* [What you are asked to do]:
Please output the data below exactly as given, starting at its first line and stopping after the line that contains "line width=0.7pt] (#1,#2+4.7)".

=== Supplied material ===

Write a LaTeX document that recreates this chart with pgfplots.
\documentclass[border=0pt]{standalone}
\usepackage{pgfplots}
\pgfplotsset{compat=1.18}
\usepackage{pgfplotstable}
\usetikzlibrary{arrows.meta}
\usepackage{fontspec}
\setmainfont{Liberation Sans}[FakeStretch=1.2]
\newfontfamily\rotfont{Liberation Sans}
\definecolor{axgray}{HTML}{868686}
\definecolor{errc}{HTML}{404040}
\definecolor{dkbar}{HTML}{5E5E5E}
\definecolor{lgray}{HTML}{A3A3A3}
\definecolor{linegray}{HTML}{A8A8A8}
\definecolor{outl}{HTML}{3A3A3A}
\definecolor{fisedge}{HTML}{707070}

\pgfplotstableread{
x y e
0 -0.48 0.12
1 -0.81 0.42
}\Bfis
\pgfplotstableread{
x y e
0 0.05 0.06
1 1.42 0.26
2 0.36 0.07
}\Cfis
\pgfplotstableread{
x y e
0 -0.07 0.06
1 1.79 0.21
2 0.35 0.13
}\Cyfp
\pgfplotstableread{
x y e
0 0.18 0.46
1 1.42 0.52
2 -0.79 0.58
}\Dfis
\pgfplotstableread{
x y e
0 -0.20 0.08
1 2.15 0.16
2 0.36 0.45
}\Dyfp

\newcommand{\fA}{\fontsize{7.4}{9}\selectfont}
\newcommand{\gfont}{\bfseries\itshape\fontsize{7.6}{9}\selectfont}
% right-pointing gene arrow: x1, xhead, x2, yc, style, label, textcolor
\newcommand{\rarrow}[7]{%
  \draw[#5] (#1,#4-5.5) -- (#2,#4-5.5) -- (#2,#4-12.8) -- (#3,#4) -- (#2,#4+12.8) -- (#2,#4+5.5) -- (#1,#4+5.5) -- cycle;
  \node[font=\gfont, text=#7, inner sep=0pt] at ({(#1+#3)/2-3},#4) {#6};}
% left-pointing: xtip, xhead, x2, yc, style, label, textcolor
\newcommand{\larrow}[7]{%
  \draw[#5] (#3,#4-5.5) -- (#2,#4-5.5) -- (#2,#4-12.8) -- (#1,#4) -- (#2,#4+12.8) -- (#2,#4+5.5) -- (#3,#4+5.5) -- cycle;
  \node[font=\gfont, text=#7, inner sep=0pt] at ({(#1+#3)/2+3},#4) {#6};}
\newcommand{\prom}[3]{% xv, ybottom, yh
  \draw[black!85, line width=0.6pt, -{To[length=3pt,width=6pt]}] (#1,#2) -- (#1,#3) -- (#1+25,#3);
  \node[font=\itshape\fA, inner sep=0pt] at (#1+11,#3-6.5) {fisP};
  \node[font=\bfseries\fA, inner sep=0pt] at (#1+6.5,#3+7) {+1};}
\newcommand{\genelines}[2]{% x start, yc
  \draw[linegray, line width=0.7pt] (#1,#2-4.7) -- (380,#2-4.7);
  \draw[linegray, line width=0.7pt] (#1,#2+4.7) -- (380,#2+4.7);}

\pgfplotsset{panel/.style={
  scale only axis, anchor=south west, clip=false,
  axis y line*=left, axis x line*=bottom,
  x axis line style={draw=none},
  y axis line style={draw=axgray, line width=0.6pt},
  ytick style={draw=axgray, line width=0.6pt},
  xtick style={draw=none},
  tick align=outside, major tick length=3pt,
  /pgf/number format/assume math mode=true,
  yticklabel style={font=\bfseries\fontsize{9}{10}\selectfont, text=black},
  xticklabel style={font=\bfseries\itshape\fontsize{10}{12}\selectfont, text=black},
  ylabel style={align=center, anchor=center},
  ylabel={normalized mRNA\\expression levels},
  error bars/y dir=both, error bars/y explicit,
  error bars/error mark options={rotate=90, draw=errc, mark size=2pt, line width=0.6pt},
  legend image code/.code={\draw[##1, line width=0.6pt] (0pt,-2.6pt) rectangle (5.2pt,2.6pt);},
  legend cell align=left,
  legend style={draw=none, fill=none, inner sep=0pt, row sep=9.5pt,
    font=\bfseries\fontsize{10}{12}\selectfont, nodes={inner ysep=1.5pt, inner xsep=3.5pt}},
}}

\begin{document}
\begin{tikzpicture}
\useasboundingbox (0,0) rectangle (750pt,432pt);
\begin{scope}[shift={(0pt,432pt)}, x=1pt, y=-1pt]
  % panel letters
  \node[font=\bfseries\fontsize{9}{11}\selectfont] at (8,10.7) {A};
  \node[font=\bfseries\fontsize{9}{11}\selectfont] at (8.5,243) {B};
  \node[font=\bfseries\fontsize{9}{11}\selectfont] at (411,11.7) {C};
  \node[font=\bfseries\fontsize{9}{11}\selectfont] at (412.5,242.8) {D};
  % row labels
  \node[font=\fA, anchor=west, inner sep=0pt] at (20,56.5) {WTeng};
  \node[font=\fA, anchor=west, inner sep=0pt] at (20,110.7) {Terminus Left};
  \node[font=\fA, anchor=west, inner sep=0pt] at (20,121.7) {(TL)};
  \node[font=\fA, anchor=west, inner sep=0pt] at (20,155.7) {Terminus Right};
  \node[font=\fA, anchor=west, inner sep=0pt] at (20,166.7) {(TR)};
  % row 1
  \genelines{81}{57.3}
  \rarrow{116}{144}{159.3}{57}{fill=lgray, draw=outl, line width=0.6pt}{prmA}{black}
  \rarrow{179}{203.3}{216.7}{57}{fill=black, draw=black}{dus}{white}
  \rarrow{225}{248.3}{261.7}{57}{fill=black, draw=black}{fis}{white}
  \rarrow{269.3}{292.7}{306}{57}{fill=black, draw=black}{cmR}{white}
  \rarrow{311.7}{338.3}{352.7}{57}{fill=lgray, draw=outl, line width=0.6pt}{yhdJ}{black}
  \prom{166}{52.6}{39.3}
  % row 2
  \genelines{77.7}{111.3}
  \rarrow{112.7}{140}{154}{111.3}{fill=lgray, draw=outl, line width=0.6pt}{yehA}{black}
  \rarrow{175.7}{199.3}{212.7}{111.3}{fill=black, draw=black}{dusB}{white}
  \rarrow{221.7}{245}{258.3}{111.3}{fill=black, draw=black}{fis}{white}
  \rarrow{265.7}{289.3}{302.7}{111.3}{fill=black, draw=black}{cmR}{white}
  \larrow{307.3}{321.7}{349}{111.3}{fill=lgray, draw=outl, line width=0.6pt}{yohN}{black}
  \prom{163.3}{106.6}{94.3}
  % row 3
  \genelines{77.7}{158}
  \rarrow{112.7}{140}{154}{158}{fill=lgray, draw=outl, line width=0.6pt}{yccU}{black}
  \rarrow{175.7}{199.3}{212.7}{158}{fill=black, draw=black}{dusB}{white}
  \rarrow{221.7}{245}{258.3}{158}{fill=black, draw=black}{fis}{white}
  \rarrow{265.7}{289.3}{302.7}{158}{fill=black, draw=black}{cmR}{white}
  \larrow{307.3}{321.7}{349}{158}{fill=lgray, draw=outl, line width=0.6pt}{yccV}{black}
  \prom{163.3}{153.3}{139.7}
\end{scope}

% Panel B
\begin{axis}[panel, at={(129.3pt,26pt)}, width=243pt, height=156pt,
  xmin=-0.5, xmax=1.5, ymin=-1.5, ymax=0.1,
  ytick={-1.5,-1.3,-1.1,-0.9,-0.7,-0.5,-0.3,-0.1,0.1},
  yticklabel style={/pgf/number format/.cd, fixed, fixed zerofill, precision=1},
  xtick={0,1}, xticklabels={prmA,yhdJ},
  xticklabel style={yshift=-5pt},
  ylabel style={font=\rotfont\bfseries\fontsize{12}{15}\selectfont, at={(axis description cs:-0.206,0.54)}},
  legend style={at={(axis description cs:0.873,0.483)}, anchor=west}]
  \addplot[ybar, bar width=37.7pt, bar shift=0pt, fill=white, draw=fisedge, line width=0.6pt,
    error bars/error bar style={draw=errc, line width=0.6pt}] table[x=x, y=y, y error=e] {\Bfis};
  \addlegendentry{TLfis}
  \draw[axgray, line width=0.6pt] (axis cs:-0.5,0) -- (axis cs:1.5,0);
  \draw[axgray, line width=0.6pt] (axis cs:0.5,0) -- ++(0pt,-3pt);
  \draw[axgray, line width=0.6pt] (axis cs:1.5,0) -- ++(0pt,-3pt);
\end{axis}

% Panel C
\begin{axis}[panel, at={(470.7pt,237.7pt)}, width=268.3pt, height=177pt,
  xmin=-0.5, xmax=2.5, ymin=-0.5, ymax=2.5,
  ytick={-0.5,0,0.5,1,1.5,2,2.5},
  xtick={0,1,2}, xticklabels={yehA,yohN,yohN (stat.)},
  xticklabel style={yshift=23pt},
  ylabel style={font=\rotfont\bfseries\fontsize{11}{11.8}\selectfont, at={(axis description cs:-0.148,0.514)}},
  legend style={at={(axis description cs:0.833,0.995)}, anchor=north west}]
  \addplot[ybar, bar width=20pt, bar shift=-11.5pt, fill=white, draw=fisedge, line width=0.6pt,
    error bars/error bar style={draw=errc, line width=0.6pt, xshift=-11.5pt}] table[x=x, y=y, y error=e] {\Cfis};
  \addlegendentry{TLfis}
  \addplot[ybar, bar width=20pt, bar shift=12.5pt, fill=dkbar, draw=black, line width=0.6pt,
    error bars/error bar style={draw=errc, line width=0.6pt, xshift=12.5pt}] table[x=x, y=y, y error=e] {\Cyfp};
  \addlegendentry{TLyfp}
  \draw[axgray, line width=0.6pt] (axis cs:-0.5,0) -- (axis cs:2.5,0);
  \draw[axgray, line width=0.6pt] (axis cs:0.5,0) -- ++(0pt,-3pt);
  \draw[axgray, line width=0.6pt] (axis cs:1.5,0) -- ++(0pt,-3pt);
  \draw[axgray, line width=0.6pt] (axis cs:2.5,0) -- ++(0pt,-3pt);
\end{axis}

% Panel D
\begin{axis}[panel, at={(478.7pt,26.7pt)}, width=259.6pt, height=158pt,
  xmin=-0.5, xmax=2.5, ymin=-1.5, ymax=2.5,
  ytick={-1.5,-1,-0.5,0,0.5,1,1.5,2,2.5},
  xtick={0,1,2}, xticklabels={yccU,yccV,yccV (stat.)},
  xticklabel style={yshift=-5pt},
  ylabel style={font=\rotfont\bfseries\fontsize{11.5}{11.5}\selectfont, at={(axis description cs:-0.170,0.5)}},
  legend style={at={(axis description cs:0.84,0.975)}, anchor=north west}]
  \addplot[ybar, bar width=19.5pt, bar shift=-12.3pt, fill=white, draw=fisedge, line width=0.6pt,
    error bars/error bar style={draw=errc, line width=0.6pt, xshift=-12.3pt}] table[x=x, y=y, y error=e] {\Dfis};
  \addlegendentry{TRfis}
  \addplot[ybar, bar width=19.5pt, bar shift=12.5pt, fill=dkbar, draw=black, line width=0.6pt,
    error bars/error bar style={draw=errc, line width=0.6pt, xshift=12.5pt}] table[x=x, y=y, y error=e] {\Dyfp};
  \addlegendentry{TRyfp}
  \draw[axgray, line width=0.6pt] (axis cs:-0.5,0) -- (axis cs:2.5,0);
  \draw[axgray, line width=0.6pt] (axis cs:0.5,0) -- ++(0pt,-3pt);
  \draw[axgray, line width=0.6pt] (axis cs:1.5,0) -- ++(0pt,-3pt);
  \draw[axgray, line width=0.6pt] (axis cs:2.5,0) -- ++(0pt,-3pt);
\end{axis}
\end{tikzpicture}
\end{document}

===

* [Response]:
Write a LaTeX document that recreates this chart with pgfplots.
\documentclass[border=0pt]{standalone}
\usepackage{pgfplots}
\pgfplotsset{compat=1.18}
\usepackage{pgfplotstable}
\usetikzlibrary{arrows.meta}
\usepackage{fontspec}
\setmainfont{Liberation Sans}[FakeStretch=1.2]
\newfontfamily\rotfont{Liberation Sans}
\definecolor{axgray}{HTML}{868686}
\definecolor{errc}{HTML}{404040}
\definecolor{dkbar}{HTML}{5E5E5E}
\definecolor{lgray}{HTML}{A3A3A3}
\definecolor{linegray}{HTML}{A8A8A8}
\definecolor{outl}{HTML}{3A3A3A}
\definecolor{fisedge}{HTML}{707070}

\pgfplotstableread{
x y e
0 -0.48 0.12
1 -0.81 0.42
}\Bfis
\pgfplotstableread{
x y e
0 0.05 0.06
1 1.42 0.26
2 0.36 0.07
}\Cfis
\pgfplotstableread{
x y e
0 -0.07 0.06
1 1.79 0.21
2 0.35 0.13
}\Cyfp
\pgfplotstableread{
x y e
0 0.18 0.46
1 1.42 0.52
2 -0.79 0.58
}\Dfis
\pgfplotstableread{
x y e
0 -0.20 0.08
1 2.15 0.16
2 0.36 0.45
}\Dyfp

\newcommand{\fA}{\fontsize{7.4}{9}\selectfont}
\newcommand{\gfont}{\bfseries\itshape\fontsize{7.6}{9}\selectfont}
% right-pointing gene arrow: x1, xhead, x2, yc, style, label, textcolor
\newcommand{\rarrow}[7]{%
  \draw[#5] (#1,#4-5.5) -- (#2,#4-5.5) -- (#2,#4-12.8) -- (#3,#4) -- (#2,#4+12.8) -- (#2,#4+5.5) -- (#1,#4+5.5) -- cycle;
  \node[font=\gfont, text=#7, inner sep=0pt] at ({(#1+#3)/2-3},#4) {#6};}
% left-pointing: xtip, xhead, x2, yc, style, label, textcolor
\newcommand{\larrow}[7]{%
  \draw[#5] (#3,#4-5.5) -- (#2,#4-5.5) -- (#2,#4-12.8) -- (#1,#4) -- (#2,#4+12.8) -- (#2,#4+5.5) -- (#3,#4+5.5) -- cycle;
  \node[font=\gfont, text=#7, inner sep=0pt] at ({(#1+#3)/2+3},#4) {#6};}
\newcommand{\prom}[3]{% xv, ybottom, yh
  \draw[black!85, line width=0.6pt, -{To[length=3pt,width=6pt]}] (#1,#2) -- (#1,#3) -- (#1+25,#3);
  \node[font=\itshape\fA, inner sep=0pt] at (#1+11,#3-6.5) {fisP};
  \node[font=\bfseries\fA, inner sep=0pt] at (#1+6.5,#3+7) {+1};}
\newcommand{\genelines}[2]{% x start, yc
  \draw[linegray, line width=0.7pt] (#1,#2-4.7) -- (380,#2-4.7);
  \draw[linegray, line width=0.7pt] (#1,#2+4.7) -- (380,#2+4.7);}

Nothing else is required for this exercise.